EXERCISE DETAILS | Write out the data below in full, unchanged, minus the images.

(begin)

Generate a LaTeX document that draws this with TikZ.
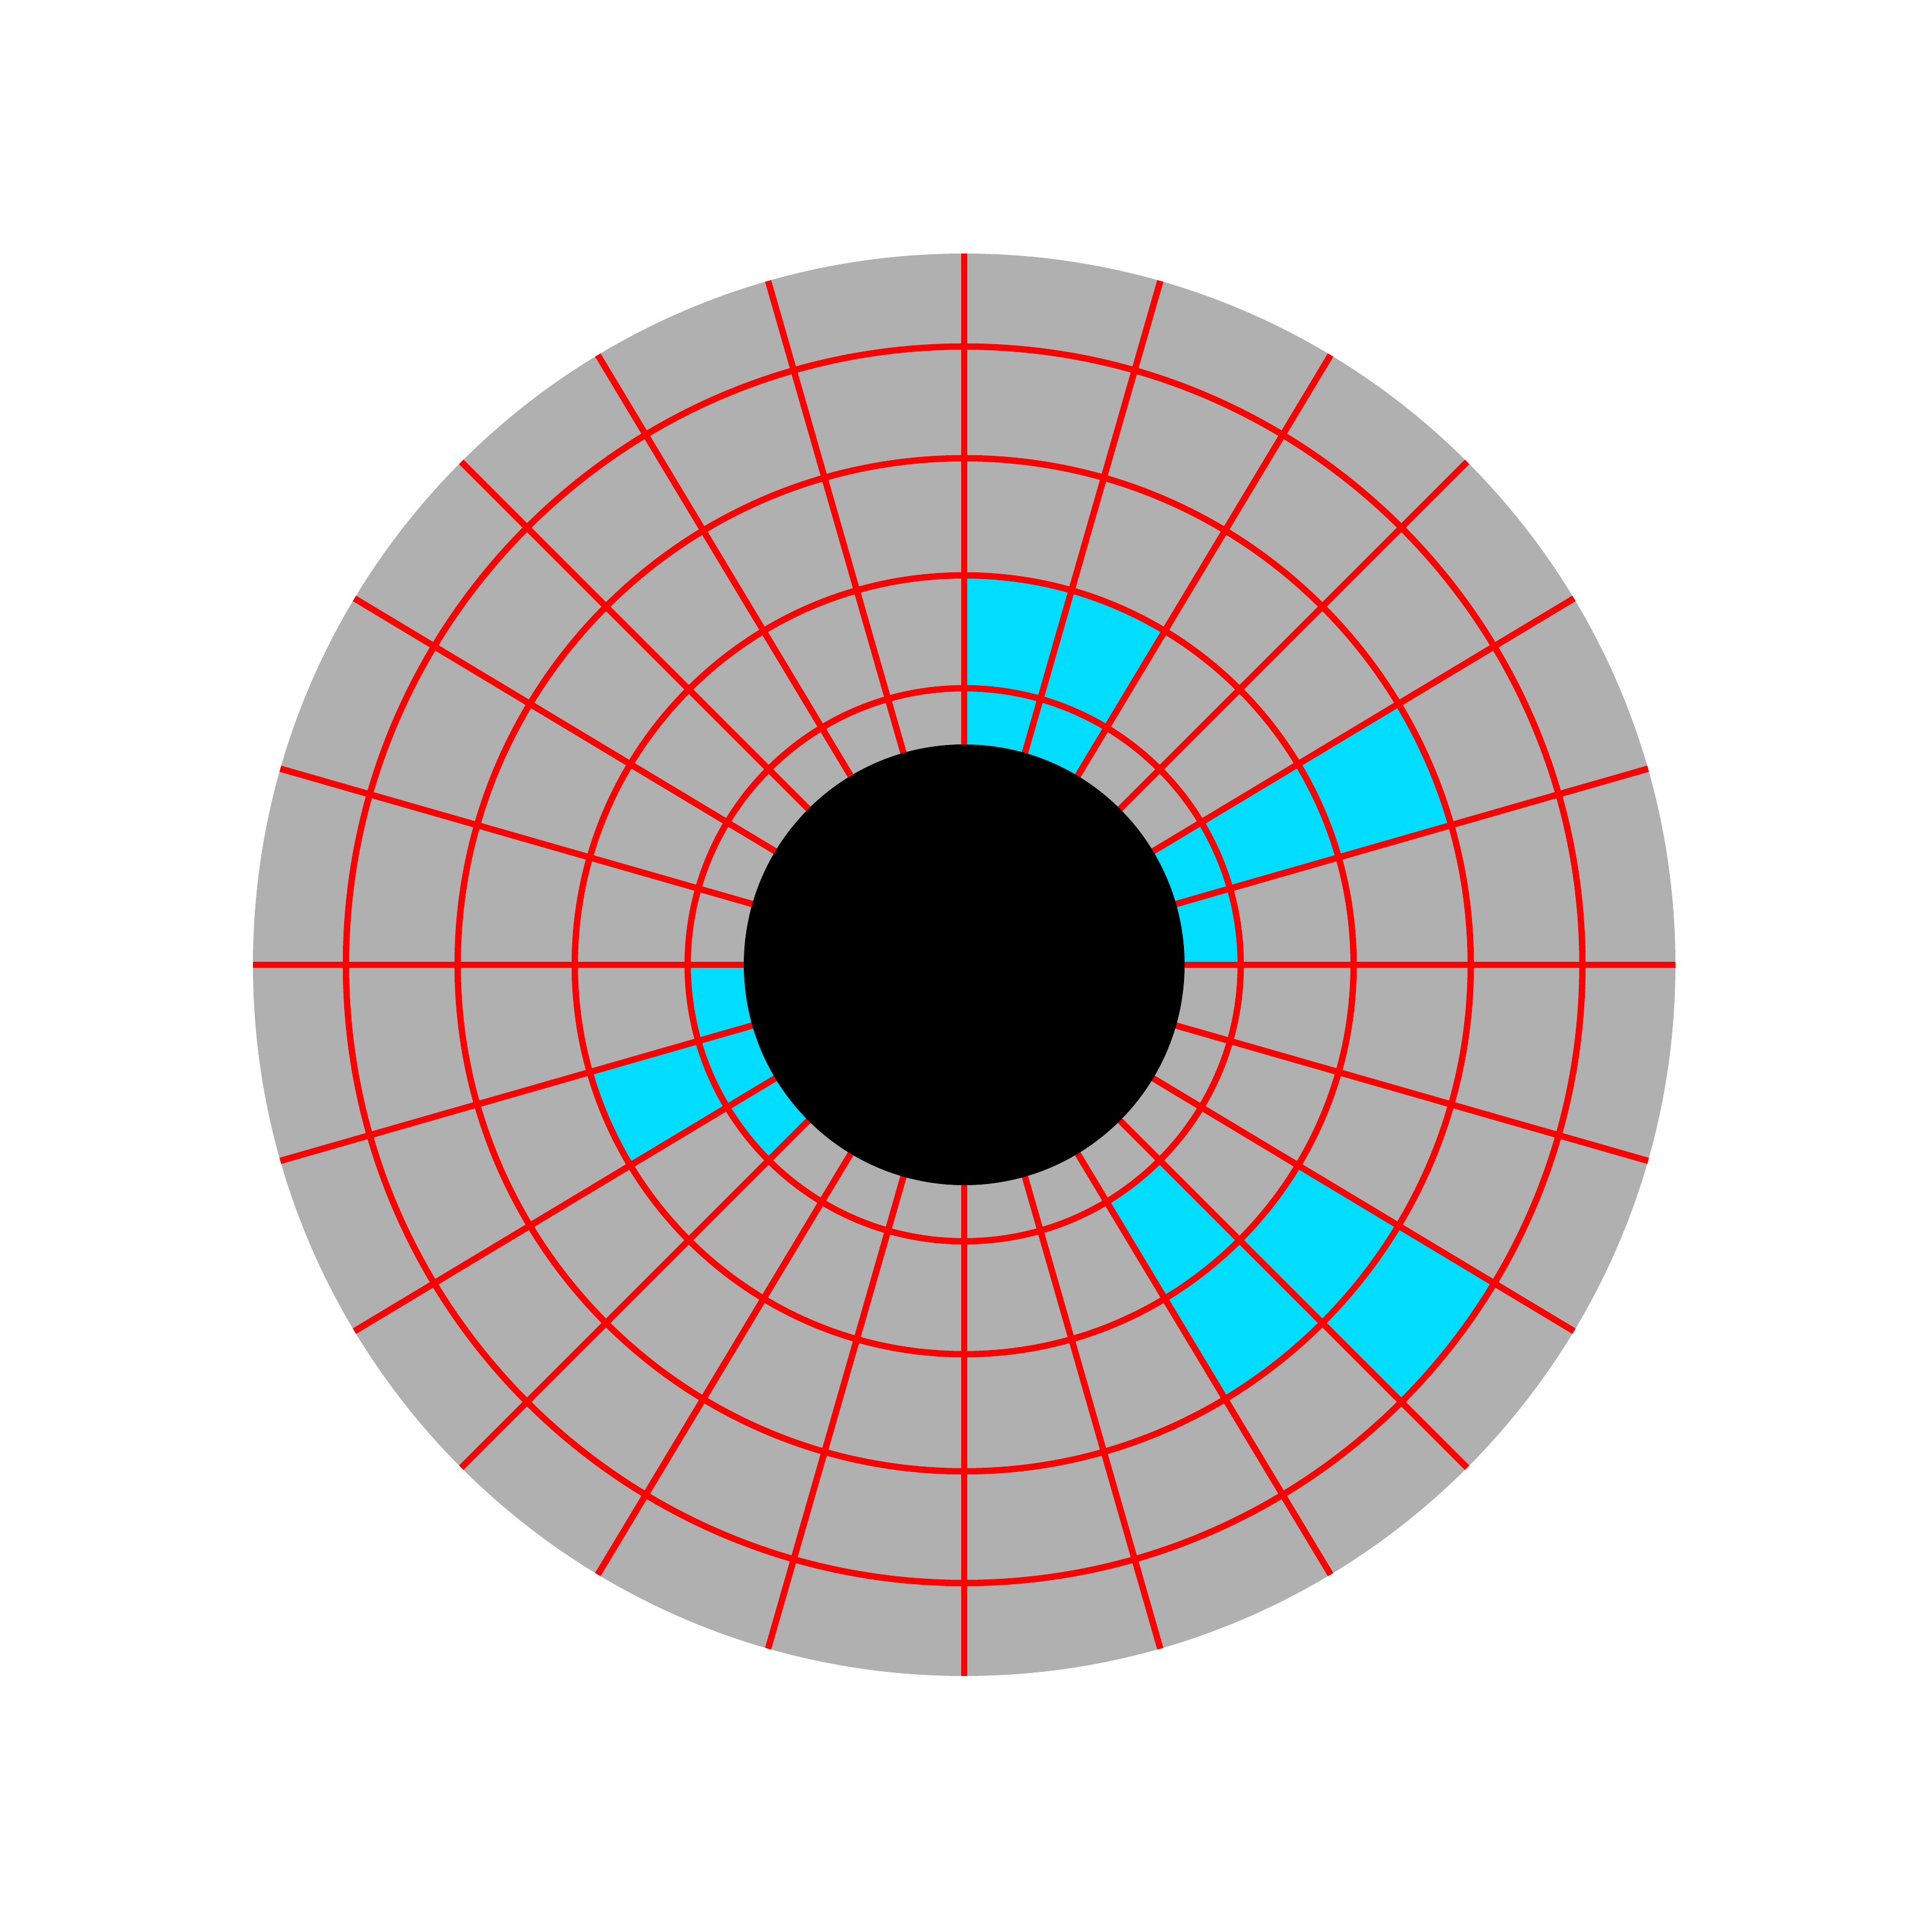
\documentclass[tikz,border=0pt]{standalone}
\definecolor{diskgray}{RGB}{176,176,176}
\definecolor{cellcyan}{RGB}{0,221,255}
\begin{document}
\begin{tikzpicture}[x=1cm,y=1cm,
  gridline/.style={draw=red, line width=0.105cm},
  cell/.style={fill=cellcyan}]
\useasboundingbox (0,0) rectangle (32,32);
\fill[white] (0,0) rectangle (32,32);
\begin{scope}[shift={(15.97,16.02)}]
  % gray disc
  \fill[diskgray] (0,0) circle (11.78);
  % highlighted cells: start angle / end angle / inner radius / outer radius
  \foreach \a/\b/\r/\s in {
      59/74/3.5/4.58, 59/74/4.58/6.45, 74/90/3.5/4.58, 74/90/4.58/6.45,
      0/16/3.5/4.58, 16/31/3.5/4.58, 16/31/4.58/6.45, 16/31/6.45/8.39,
      180/196/3.5/4.58, 196/211/3.5/4.58, 211/225/3.5/4.58, 196/211/4.58/6.45,
      301/315/4.58/6.45, 301/315/6.45/8.39, 315/329/6.45/8.39, 315/329/8.39/10.24}
    \fill[cell] (\a:\r) arc[start angle=\a, end angle=\b, radius=\r]
      -- (\b:\s) arc[start angle=\b, end angle=\a, radius=\s] -- cycle;
  % red grid
  \begin{scope}
    \clip (0,0) circle (11.78);
    \foreach \r in {4.58,6.45,8.39,10.24}
      \draw[gridline] (0,0) circle (\r);
    \foreach \a in {0,16,31,45,59,74,90,106,121,135,149,164,
                    180,196,211,225,239,254,270,286,301,315,329,344}
      \draw[gridline] (\a:3.4) -- (\a:12);
  \end{scope}
  % black core
  \fill[black] (0,0) circle (3.65);
\end{scope}
\end{tikzpicture}
\end{document}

(end)

EXERCISE ANSWER |
Generate a LaTeX document that draws this with TikZ.
\documentclass[tikz,border=0pt]{standalone}
\definecolor{diskgray}{RGB}{176,176,176}
\definecolor{cellcyan}{RGB}{0,221,255}
\begin{document}
\begin{tikzpicture}[x=1cm,y=1cm,
  gridline/.style={draw=red, line width=0.105cm},
  cell/.style={fill=cellcyan}]
\useasboundingbox (0,0) rectangle (32,32);
\fill[white] (0,0) rectangle (32,32);
\begin{scope}[shift={(15.97,16.02)}]
  % gray disc
  \fill[diskgray] (0,0) circle (11.78);
  % highlighted cells: start angle / end angle / inner radius / outer radius
  \foreach \a/\b/\r/\s in {
      59/74/3.5/4.58, 59/74/4.58/6.45, 74/90/3.5/4.58, 74/90/4.58/6.45,
      0/16/3.5/4.58, 16/31/3.5/4.58, 16/31/4.58/6.45, 16/31/6.45/8.39,
      180/196/3.5/4.58, 196/211/3.5/4.58, 211/225/3.5/4.58, 196/211/4.58/6.45,
      301/315/4.58/6.45, 301/315/6.45/8.39, 315/329/6.45/8.39, 315/329/8.39/10.24}
    \fill[cell] (\a:\r) arc[start angle=\a, end angle=\b, radius=\r]
      -- (\b:\s) arc[start angle=\b, end angle=\a, radius=\s] -- cycle;
  % red grid
  \begin{scope}
    \clip (0,0) circle (11.78);
    \foreach \r in {4.58,6.45,8.39,10.24}
      \draw[gridline] (0,0) circle (\r);
    \foreach \a in {0,16,31,45,59,74,90,106,121,135,149,164,
                    180,196,211,225,239,254,270,286,301,315,329,344}
      \draw[gridline] (\a:3.4) -- (\a:12);
  \end{scope}
  % black core
  \fill[black] (0,0) circle (3.65);
\end{scope}
\end{tikzpicture}
\end{document}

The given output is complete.